Jesus viu a disputa dos seus discípulos e queria apontar os discípulos para uma direção melhor. Mas veja bem o que Jesus não fez. Ele não fez uma “exegese”. Não que tinha nada contra a boa interpretação das Escrituras. Sabia fazê-la e mais importante, sabia quando fazê-la. E este não era o momento. Ao invés disto, usou um exemplo vivo. Aliás, este era o seu procedimento didático predileto. E o exemplo era o acolhimento de uma criança…

Dois esclarecimentos importantes… Primeiro, a “lição” não era a criança em si, mas o ato de recebê-la. Expositores da Bíblia frequentemente erram quando tentam tirar lições das caraterísticas e do comportamento de uma criança. Aqui, este não é o ponto, mas o ato de “receber” a criança. Jesus não está dizendo que seus discípulos deverão ser infantis, imaduros, anti-intelectuais ou coisas semelhantes. Também aqui neste lugar ele não está dizendo, como muitos dizem, que devemos ser dependentes (embora um espírito de dependência de Deus seja um bom atributo). Não é isto. Ele está dizendo (mais uma vez, se presta bem a atenção a narrativa toda) que os seus seguidores devem fazer como ele (e não como a criança em si). E o que Jesus estava fazendo? Ele simplesmente “pegou uma criança e pôs ao seu lado”. Agora, confesso que a tentação de moralizar a partir deste ato é muito grande. Mas vou resistir porque acredito que a imagem do ato deverá comunicar por si só. Pensa tu no tipo e procedimento do teu ministério…

Em segundo lugar, reparemos a exortação de Jesus e novamente, a ênfase nem tanto na criança em si, mas no ato de recebê-la:

Aquele que, por ser meu seguidor, receber esta criança estará recebendo a mim; e quem me receber estará recebendo aquele que me enviou. Pois aquele que é o mais humilde entre vocês, esse é que é o mais importante.

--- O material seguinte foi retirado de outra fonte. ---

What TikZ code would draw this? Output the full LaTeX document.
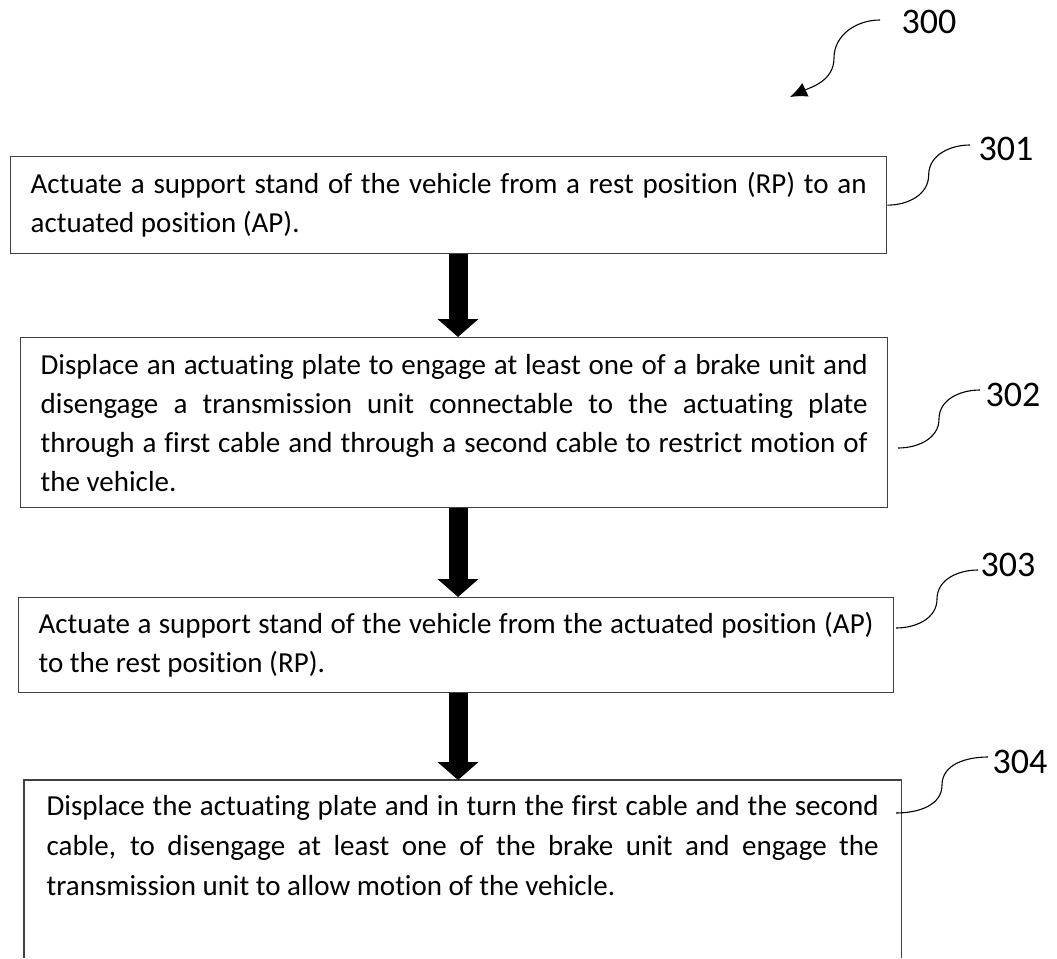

Efetivamente Jesus está dizendo: “Quer mesmo ser importante? Então faça como eu. Priorize os mais negligenciados, mesmo quando estes menos contribuem, aos olhos dos homens, à sua importância.” E agora vem a lição com um detalhe que geralmente não não se vê: “Aquele que … receber esta criança”. Nem esta (NTLH) e nem as habituais traduções pegam bem a ideia deste verbo. Uma tradução melhor seria: “Aquele que … por começar a receber esta criança”. Talvez pareça estranho, mas estou sugerindo uma tradução mais ao pé da letra do verbo, hupárcō, um composto de humo, significando neste caso, “por”, e apárcō, significando “começar” ou “fazer um começo” (o substantivo é usado em João 1.1, “no princípio ero o Verbo”).

Entendeu? Se eu estou entendo direito (e claro, pode ser que não), Jesus está dizendo que os discípulos precisam começar a mudar a sua postura, treinar fazendo como Jesus, dando importância para os mais fracos e assim tirando os olhos da alta grandeza.

Mas quem sabe, você tem um outro enfoque e queira compartilhar…

Oração

Eterno Pai, há tanto que não entendemos porque o coração escurece a clareza. Que possamos seguir o exemplo de Jesus e não as próprias ambições. No nome dele. Amém.